My brow was furrowed and my mouth was ajar, I really wanted to move on to a different conversation
It was really difficult to pick up the conversation from here but I tried a new with the subject of Christmas
“Don’t you just love Christmas?”

“I do, last Christmas was when the healing process was almost over it was the first time I could shit with out pain”

(My Chin was on the table)

The pill had now started to take affect everything was in slow motion I looked towards the door and in walked a familiar face thank god! Something familiar and normal

I recognised him but I wasn’t sure how, he was handsome but who was this stranger, I realised it was my Monday night date for the following week that I had set up. The whole situation became David lynch. I was drunk and stoned on pain killer and was on a date with a 4 foot nappy wearing umpalumpa, pot bellied American who had an obsession with his anus and telling strangers about it.

I saw my Monday night buy a drink and go and stand outside with it I quickly excused my self to the toilet and went out to join him.

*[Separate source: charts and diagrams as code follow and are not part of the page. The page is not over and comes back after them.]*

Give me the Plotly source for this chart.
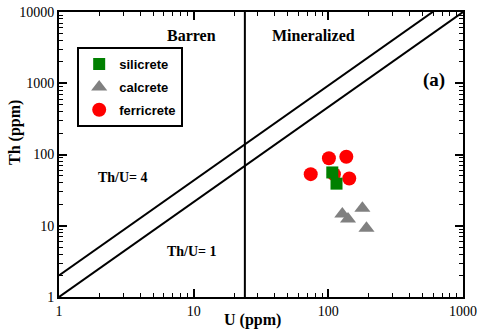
import plotly.graph_objects as go

# Data
sil_u = [107, 115]
sil_th = [56, 39]
cal_u = [127, 140, 179, 192]
cal_th = [14.6, 12.4, 17.6, 9.2]
fer_u = [101, 136, 74, 110, 143]
fer_th = [88.5, 93, 53, 53, 46]

line_u = [1, 1000]
lower_th = [1, 10000]
upper_th = [2, 20000]
boundary_u = [24, 24]
boundary_th = [1, 10000]

x_ticks = [1, 10, 100, 1000]
y_ticks = [1, 10, 100, 1000, 10000]
x_minor = [m * 10 ** d for d in range(3) for m in range(2, 10)]
y_minor = [m * 10 ** d for d in range(4) for m in range(2, 10)]

serif = "Liberation Serif, Times New Roman, serif"
sans = "Liberation Sans, Arial, sans-serif"

fig = go.Figure()
fig.add_trace(go.Scatter(x=line_u, y=upper_th, mode="lines", line=dict(color="black", width=2), showlegend=False, hoverinfo="skip"))
fig.add_trace(go.Scatter(x=line_u, y=lower_th, mode="lines", line=dict(color="black", width=2), showlegend=False, hoverinfo="skip"))
fig.add_trace(go.Scatter(x=boundary_u, y=boundary_th, mode="lines", line=dict(color="black", width=2), showlegend=False, hoverinfo="skip"))

fig.add_trace(go.Scatter(x=fer_u, y=fer_th, mode="markers", name="<b>ferricrete</b>", legendgroup="c",
                         marker=dict(symbol="circle", size=14, color="#ff0000"), legendrank=3))
fig.add_trace(go.Scatter(x=sil_u, y=sil_th, mode="markers", name="<b>silicrete</b>", legendgroup="a",
                         marker=dict(symbol="square", size=12, color="#008000"), legendrank=1))
fig.add_trace(go.Scatter(x=cal_u, y=cal_th, mode="markers", name="<b>calcrete</b>", legendgroup="b",
                         marker=dict(symbol="triangle-up", size=14, color="#808080"), legendrank=2))

axis_common = dict(
    type="log", showgrid=False, zeroline=False, automargin=False,
    showline=True, linecolor="black", linewidth=2, mirror="ticks",
    ticks="inside", ticklen=8, tickwidth=1.5, tickcolor="black",
    tickfont=dict(family=serif, size=14, color="black"),
    tickprefix="<b>", ticksuffix="</b>",
)

fig.update_xaxes(**axis_common, range=[0, 3], tickvals=x_ticks, ticktext=[str(v) for v in x_ticks],
                 minor=dict(tickvals=x_minor, ticks="inside", ticklen=4, tickwidth=1, tickcolor="black", showgrid=False))
fig.update_yaxes(**axis_common, range=[0, 4], tickvals=y_ticks, ticktext=[str(v) for v in y_ticks],
                 minor=dict(tickvals=y_minor, ticks="inside", ticklen=4, tickwidth=1, tickcolor="black", showgrid=False))

ann = [
    ("<b>Barren</b>", 0.328, 0.916, 16, 0),
    ("<b>Mineralized</b>", 0.630, 0.919, 16, 0),
    ("<b>(a)</b>", 0.928, 0.761, 19, 0),
    ("<b>Th/U= 4</b>", 0.158, 0.418, 14, 0),
    ("<b>Th/U= 1</b>", 0.330, 0.161, 14, 0),
    ("<b>U (ppm)</b>", 0.48, -0.081, 16, 0),
    ("<b>Th (ppm)</b>", -0.109, 0.579, 16, -90),
]
for text, x, y, s, rot in ann:
    fig.add_annotation(text=text, x=x, y=y, xref="paper", yref="paper", showarrow=False, textangle=rot,
                       font=dict(family=serif, size=s, color="black"), xanchor="center", yanchor="middle")

fig.update_layout(
    width=477, height=335,
    margin=dict(l=59, r=14, t=12, b=38),
    paper_bgcolor="white", plot_bgcolor="white",
    legend=dict(x=0.045, y=0.877, xanchor="left", yanchor="top",
                bordercolor="black", borderwidth=2, bgcolor="white",
                font=dict(family=sans, size=13, color="black"),
                traceorder="grouped", tracegroupgap=3),
)

fig.write_html("out.html", config={"displayModeBar": False},
               post_script="document.body.style.margin='0';document.body.style.overflow='hidden';")
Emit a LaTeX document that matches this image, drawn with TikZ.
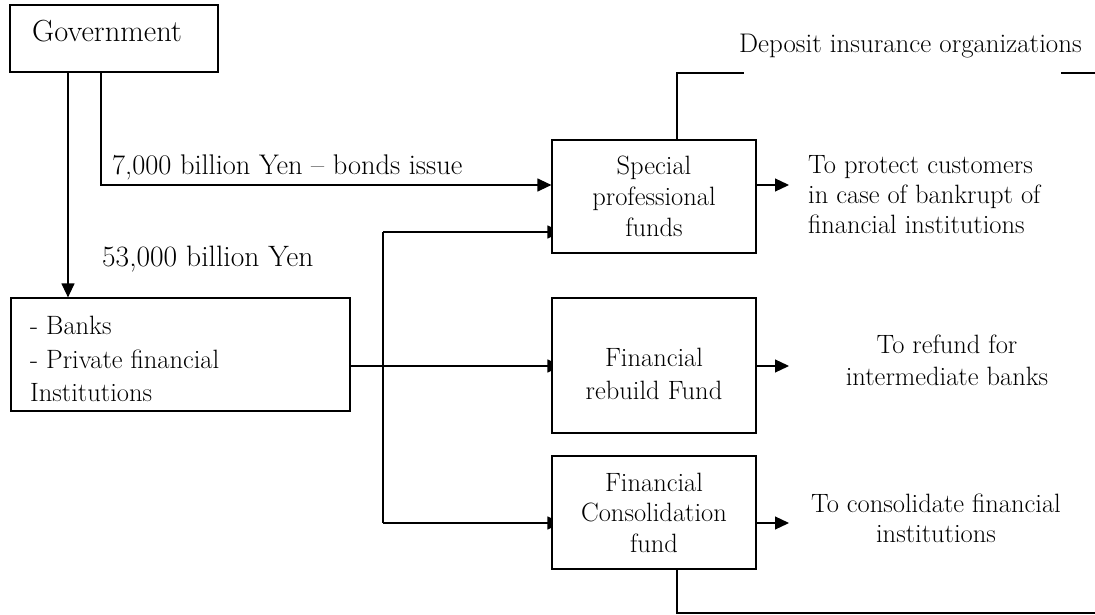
\documentclass[tikz,border=0pt]{standalone}
\usetikzlibrary{arrows.meta,backgrounds}
\begin{document}
\begin{tikzpicture}[x=1pt,y=-1pt,
  box/.style={draw,line width=1.2pt,fill=white,inner sep=0pt},
  conn/.style={line width=1.2pt},
  arr/.style={conn,-{Triangle[length=14pt,width=13pt]}},
  harr/.style={conn,-{Triangle[length=14pt,width=13pt]},shorten >=-10pt},
  txt/.style={inner sep=0pt,font=\fontsize{26.5pt}{30pt}\selectfont},
]
\useasboundingbox (0,0) rectangle (1095,615);

% boxes
\node[box,minimum width=208pt,minimum height=67pt] (gov) at (114,38.5) {};
\node[box,minimum width=339pt,minimum height=113pt] (banks) at (180.5,354.5) {};
\node[box,minimum width=204pt,minimum height=113pt,align=center,
      font=\fontsize{26.5pt}{31pt}\selectfont] (sp) at (654,196.5) {Special\\professional\\funds};
\node[box,minimum width=204pt,minimum height=135pt] (rb) at (654,365.5) {};
\node[box,minimum width=204pt,minimum height=113pt,align=center,
      font=\fontsize{26.5pt}{30.5pt}\selectfont] (cf) at (654,512.5) {Financial\\Consolidation\\fund};

% box texts
\node[txt,anchor=base west,font=\fontsize{30.5pt}{32pt}\selectfont] (govt) at (32,42) {Government};
\node[txt,anchor=west,align=left,font=\fontsize{26.5pt}{33.5pt}\selectfont] (bankst) at (30,359)
  {- Banks\\- Private financial\\Institutions};
\node[txt,align=center,font=\fontsize{26.5pt}{33pt}\selectfont] (rbt) at (654,374) {Financial\\rebuild Fund};

% right texts
\node[txt,anchor=west,align=left] (t1) at (808,194.5)
  {To protect customers\\in case of bankrupt of\\financial institutions};
\node[txt,align=center,font=\fontsize{26.5pt}{32pt}\selectfont] (t2) at (947,360.5)
  {To refund for\\intermediate banks};
\node[txt,align=center] (t3) at (936,518.5) {To consolidate financial\\institutions};
\node[txt,anchor=base west,font=\fontsize{26.9pt}{30pt}\selectfont] (dep) at (739,53) {Deposit insurance organizations};

% labels
\node[txt,anchor=base west,font=\fontsize{28.4pt}{30pt}\selectfont] (l1) at (112,175) {7,000 billion Yen – bonds issue};
\node[txt,anchor=base west,font=\fontsize{29.5pt}{30pt}\selectfont] (l2) at (102,266) {53,000 billion Yen};

% helper coordinates
\coordinate (g1) at (68,0);
\coordinate (g2) at (101,0);
\coordinate (v1) at (383,0);
\coordinate (dx) at (677,0);
\coordinate (h1) at (0,185);
\coordinate (h2) at (0,232);
\coordinate (h3) at (0,366);
\coordinate (h4) at (0,523);
\coordinate (p1) at (789,185);
\coordinate (p2) at (789,366);
\coordinate (p3) at (789,523);
\coordinate (d1) at (744,73);
\coordinate (d2) at (1061,73);
\coordinate (d3) at (1096,73);
\coordinate (b1) at (1096,613);

\begin{scope}[on background layer]
\draw[arr] (gov.south -| g1) -- (banks.north -| g1);
\draw[arr] (gov.south -| g2) |- (sp.west |- h1);
\draw[harr] (banks.east |- h3) -- (rb.west |- h3);
\draw[conn] (v1 |- h2) -- (v1 |- h4);
\draw[harr] (v1 |- h2) -- (sp.west |- h2);
\draw[harr] (v1 |- h4) -- (cf.west |- h4);
\draw[arr] (sp.east |- h1) -- (p1);
\draw[arr] (rb.east |- h3) -- (p2);
\draw[arr] (cf.east |- h4) -- (p3);
\draw[conn] (sp.north -| dx) |- (d1);
\draw[conn] (d2) -- (d3);
\draw[conn] (cf.south -| dx) |- (b1);
\end{scope}
\end{tikzpicture}
\end{document}
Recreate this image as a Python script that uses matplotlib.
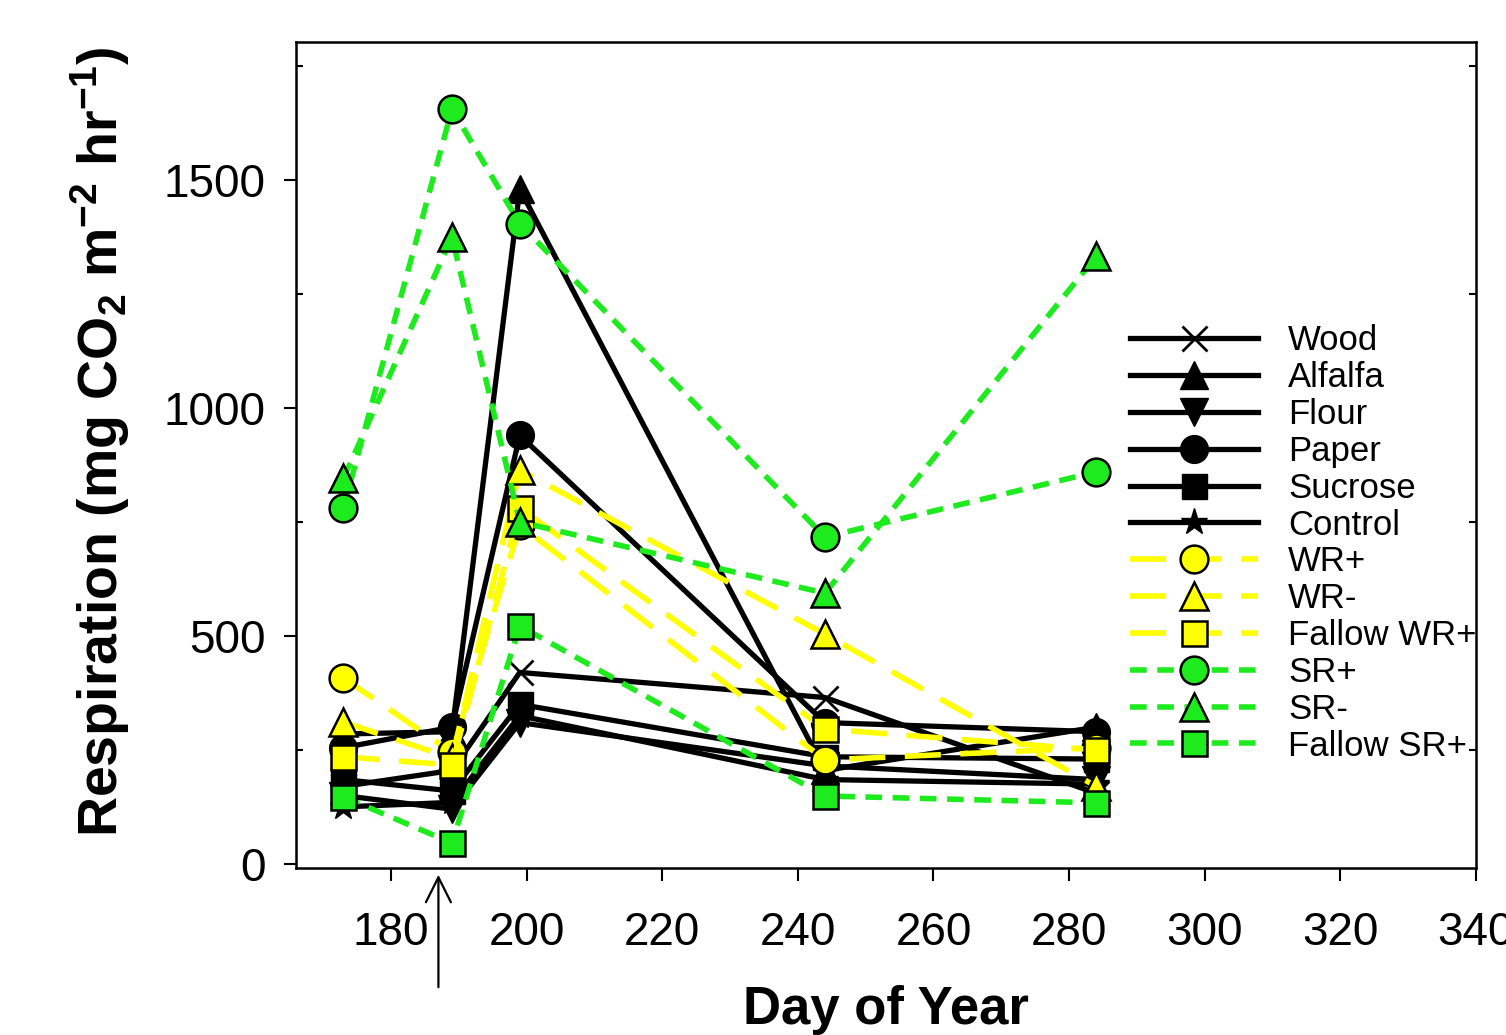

He was so short as well after this pill he seemed like a man in miniature and I felt like a giant, everything was in slow motion.
This is so common on the internet dating guys are rarely above 5.8 inch it is to much of a common occurrence not to note. So we begin to talk awkwardly but I hardly notice the awkwardness, this guy is a welcome relief from my previous conversation with the American. But the conversation became just as random before long, he told me he was in the mosquito net business, I didn’t know there was such a business to be in. but its like the bug spray business or the wig spray business, somebody does it you just never think your gonna meet that somebody.

My speech had become slurred and I felt woozy and for some reason my anus had started to hurt, I was really trying to stay interested in why mosquito nets were gonna save the world but it was hard to concentrate, I had been away from the table for too long so I made my excuse to Monday night guy and went back to the table.

I was wasted I looked at the clock it was 7.30 it was still light and I was completely loaded. I made my excuses and left the pub when I woke up the next day my butt was bleeding the only explanation I decided was that I had been raped by a ghost in the night.